Using a Mind Map as a thinking tool

Once again, a Mind Map is a good way to think through your business plan. It can be useful to work with at least one colleague as two or more heads are better than one. Do your Mind Map with fat pens on a large piece of paper or on a whiteboard or on a computer.  This is a great way to collect and organise your ideas as you discuss. Try to keep an open mind as you work and be prepared to change your original concept if new ideas or problems emerge.

This Mind Map is an example of how you might get started. A Mind Map is a fantastic tool for getting started on your business case because it allows you to think both divergently and convergently at the same time. While creating your  Mind Map, you can think divergently of many possible solutions to a problem and then focus your convergent thinking on one possible solution.

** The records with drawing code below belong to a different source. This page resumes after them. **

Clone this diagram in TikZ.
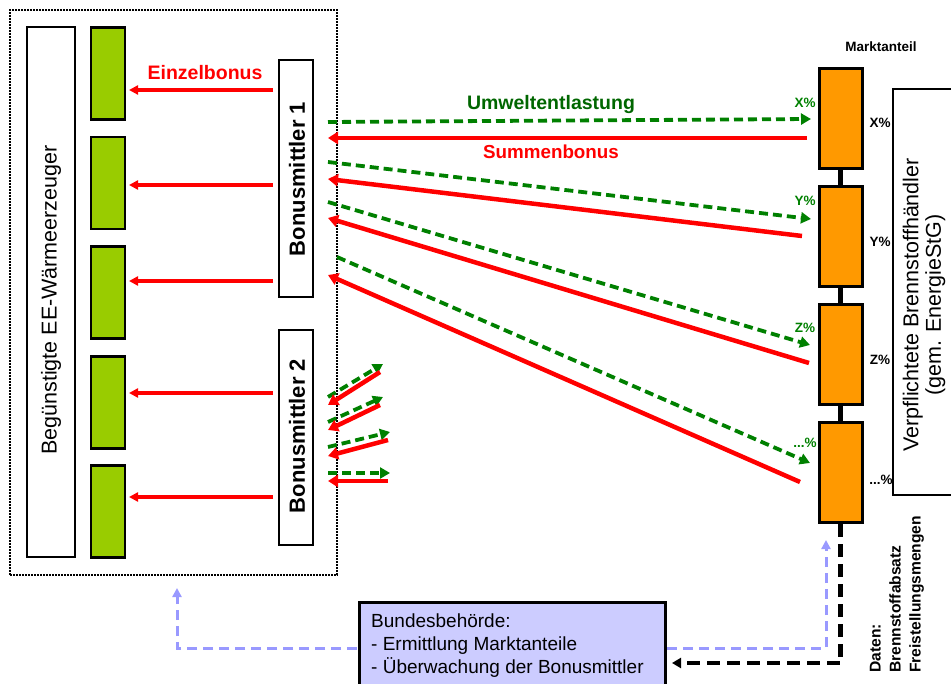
\documentclass[tikz,border=0pt]{standalone}
\usepackage{fontspec}
\setmainfont{Liberation Sans}
\usetikzlibrary{arrows.meta}
\definecolor{rd}{RGB}{255,0,0}
\definecolor{gn}{RGB}{0,128,0}
\definecolor{gntext}{RGB}{0,102,0}
\definecolor{lime}{RGB}{153,204,0}
\definecolor{orng}{RGB}{255,153,0}
\definecolor{lblue}{RGB}{153,153,255}
\definecolor{lfill}{RGB}{204,204,255}
\begin{document}
\begin{tikzpicture}[x=1pt,y=-1pt,
  gbox/.style={draw, line width=2.5pt, fill=lime, minimum width=34pt, minimum height=92pt, inner sep=0pt},
  obox/.style={draw, line width=3pt, fill=orng, minimum width=43pt, minimum height=100pt, inner sep=0pt},
  wbox/.style={draw, line width=1.6pt, fill=white, inner sep=0pt},
  rarrs/.style={draw=rd, line width=3.2pt, -{Triangle[length=9pt,width=9pt]}},
  rarr/.style={draw=rd, line width=4.5pt, -{Triangle[length=10pt,width=12pt]}},
  garr/.style={draw=gn, line width=3.8pt, dash pattern=on 9pt off 5pt, -{Triangle[length=10pt,width=11pt]}},
  lbarr/.style={draw=lblue, line width=3pt, dash pattern=on 10pt off 6pt, -{Triangle[length=9pt,width=9pt]}},
  bkarr/.style={draw=black, line width=4.5pt, dash pattern=on 13pt off 7pt, -{Triangle[length=9pt,width=10pt]}},
  lbl/.style={font=\bfseries\fontsize{13.5}{15}\selectfont, inner sep=0pt}
]
\useasboundingbox (0,0) rectangle (951,684);
\clip (0,0) rectangle (951,684);

% outer dotted frame
\node[draw, line width=1.3pt, dash pattern=on 2pt off 1pt, minimum width=327pt, minimum height=565pt, inner sep=0pt] (outer) at (173.5,292.5) {};

% left tall box
\node[wbox, line width=1.6pt, minimum width=48pt, minimum height=530pt] (lb) at (51,292) {};
\node[rotate=90, font=\fontsize{21.5}{24}\selectfont, inner sep=0pt] (lbt) at (51,300) {Begünstigte EE-Wärmeerzeuger};

% green boxes
\node[gbox] (g1) at (108,73.5) {};
\node[gbox] (g2) at (108,183) {};
\node[gbox] (g3) at (108,292.5) {};
\node[gbox] (g4) at (108,402.5) {};
\node[gbox] (g5) at (108,511.5) {};

% Bonusmittler boxes
\node[wbox, line width=2pt, minimum width=34pt, minimum height=237pt] (bm1) at (296,178.5) {};
\node[rotate=90, font=\bfseries\fontsize{22}{24}\selectfont, inner sep=0pt] (bm1t) at (297,179) {Bonusmittler 1};
\node[wbox, line width=2pt, minimum width=34pt, minimum height=215pt] (bm2) at (296,437.5) {};
\node[rotate=90, font=\bfseries\fontsize{22}{24}\selectfont, inner sep=0pt] (bm2t) at (297,436) {Bonusmittler 2};

% Einzelbonus arrows
\coordinate (s1) at (273,90);  \coordinate (t1) at (129,90);
\coordinate (s2) at (273,185); \coordinate (t2) at (129,185);
\coordinate (s3) at (273,281); \coordinate (t3) at (129,281);
\coordinate (s4) at (273,393); \coordinate (t4) at (129,393);
\coordinate (s5) at (273,497); \coordinate (t5) at (129,497);
\draw[rarrs] (s1) -- (t1);
\draw[rarrs] (s2) -- (t2);
\draw[rarrs] (s3) -- (t3);
\draw[rarrs] (s4) -- (t4);
\draw[rarrs] (s5) -- (t5);
\node[text=rd, font=\bfseries\fontsize{19.5}{22}\selectfont, inner sep=0pt] (einz) at (205,73) {Einzelbonus};

% orange market-share boxes
\draw[line width=4.5pt] (840.5,118) -- (840.5,472);
\node[obox] (o1) at (840.5,118.5) {};
\node[obox] (o2) at (840.5,236.5) {};
\node[obox] (o3) at (840.5,355) {};
\node[obox] (o4) at (840.5,472.5) {};
\node[lbl] (mkt) at (881,47) {Marktanteil};
\node[lbl] (p1) at (880,123) {X\%};
\node[lbl] (p2) at (880,242) {Y\%};
\node[lbl] (p3) at (880,360) {Z\%};
\node[lbl] (p4) at (881,480) {...\%};
\node[lbl, text=gn] (q1) at (805,103) {X\%};
\node[lbl, text=gn] (q2) at (805,201) {Y\%};
\node[lbl, text=gn] (q3) at (805,328) {Z\%};
\node[lbl, text=gn] (q4) at (805,443) {...\%};

% right box
\node[wbox, line width=1.6pt, minimum width=80pt, minimum height=406pt] (rb) at (933,292) {};
\node[rotate=90, align=center, font=\fontsize{21.5}{22.5}\selectfont, inner sep=0pt] (rbt) at (924,305) {Verpflichtete Brennstoffhändler\\(gem. EnergieStG)};

% long arrows
\coordinate (ga1) at (328,122); \coordinate (gb1) at (811,119);
\coordinate (ra1) at (807,138); \coordinate (rb1) at (328,138);
\coordinate (ga2) at (328,162); \coordinate (gb2) at (811,219);
\coordinate (ra2) at (802,236); \coordinate (rb2) at (328,179);
\coordinate (ga3) at (328,202); \coordinate (gb3) at (810,345);
\coordinate (ra3) at (809,363); \coordinate (rb3) at (328,218);
\coordinate (ga4) at (337,257); \coordinate (gb4) at (810,463);
\coordinate (ra4) at (800,482); \coordinate (rb4) at (328,275);
\draw[garr] (ga1) -- (gb1);
\draw[rarr] (ra1) -- (rb1);
\draw[garr] (ga2) -- (gb2);
\draw[rarr] (ra2) -- (rb2);
\draw[garr] (ga3) -- (gb3);
\draw[rarr] (ra3) -- (rb3);
\draw[garr] (ga4) -- (gb4);
\draw[rarr] (ra4) -- (rb4);
\node[text=gntext, font=\bfseries\fontsize{19.5}{22}\selectfont, inner sep=0pt] (umw) at (551,105) {Umweltentlastung};
\node[text=rd, font=\bfseries\fontsize{18.8}{22}\selectfont, inner sep=0pt] (sum) at (551,152) {Summenbonus};

% small arrows at Bonusmittler 2
\coordinate (xa1) at (328,397); \coordinate (xa2) at (383,364);
\coordinate (ya1) at (380,372); \coordinate (ya2) at (328,405);
\coordinate (xb1) at (328,422); \coordinate (xb2) at (383,397);
\coordinate (yb1) at (380,405); \coordinate (yb2) at (328,430);
\coordinate (xc1) at (328,447); \coordinate (xc2) at (390,432);
\coordinate (yc1) at (388,440); \coordinate (yc2) at (328,456);
\coordinate (xd1) at (328,473); \coordinate (xd2) at (390,473);
\coordinate (yd1) at (388,481); \coordinate (yd2) at (328,481);
\draw[garr] (xa1) -- (xa2);
\draw[rarr] (ya1) -- (ya2);
\draw[garr] (xb1) -- (xb2);
\draw[rarr] (yb1) -- (yb2);
\draw[garr] (xc1) -- (xc2);
\draw[rarr] (yc1) -- (yc2);
\draw[garr] (xd1) -- (xd2);
\draw[rarr] (yd1) -- (yd2);

% Bundesbehoerde
\node[draw, line width=3pt, fill=lfill, minimum width=306pt, minimum height=100pt, inner sep=0pt] (bund) at (512,652) {};
\node[anchor=west, align=left, font=\fontsize{19}{23}\selectfont, inner sep=0pt] (bundt) at (371,646) {Bundesbehörde:\\- Ermittlung Marktanteile\\- Überwachung der Bonusmittler};

\coordinate (lbs) at (357,648); \coordinate (lbe) at (177,588);
\coordinate (rbs) at (667,648); \coordinate (rbe) at (826,540);
\draw[lbarr] (lbs) -| (lbe);
\draw[lbarr] (rbs) -| (rbe);
\coordinate (bke) at (672,663);
\draw[bkarr] (o4.south) |- (bke);

\node[rotate=90, anchor=west, align=left, font=\bfseries\fontsize{15.6}{20}\selectfont, inner sep=0pt] (daten) at (897,673) {Daten:\\Brennstoffabsatz\\Freistellungsmengen};
\end{tikzpicture}
\end{document}
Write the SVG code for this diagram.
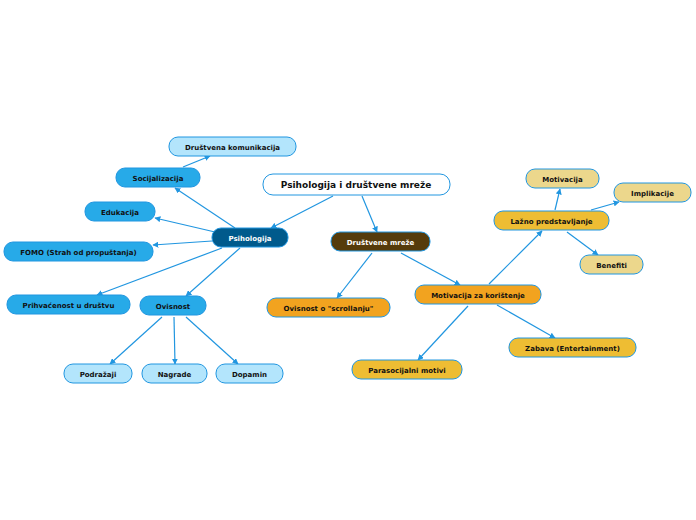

Some psychologists believe that the best type of creative thought comes from using both divergent and convergent thinking.

Read this article if you want to know more about divergent and convergent thinking. http://www.eruptingmind.com/convergent-divergent-creative-thinking/

You can clarify and develop your ideas by collecting information from a range of sources, for example:

  • Competitors
  • Government reports/statistics
  • Trade press
  • Company websites/brochures

It’s only when you have thought through (and talked through) every aspect of your business case that you can safely start writing it.

I intend to write more about how to create a good business case in future blog posts.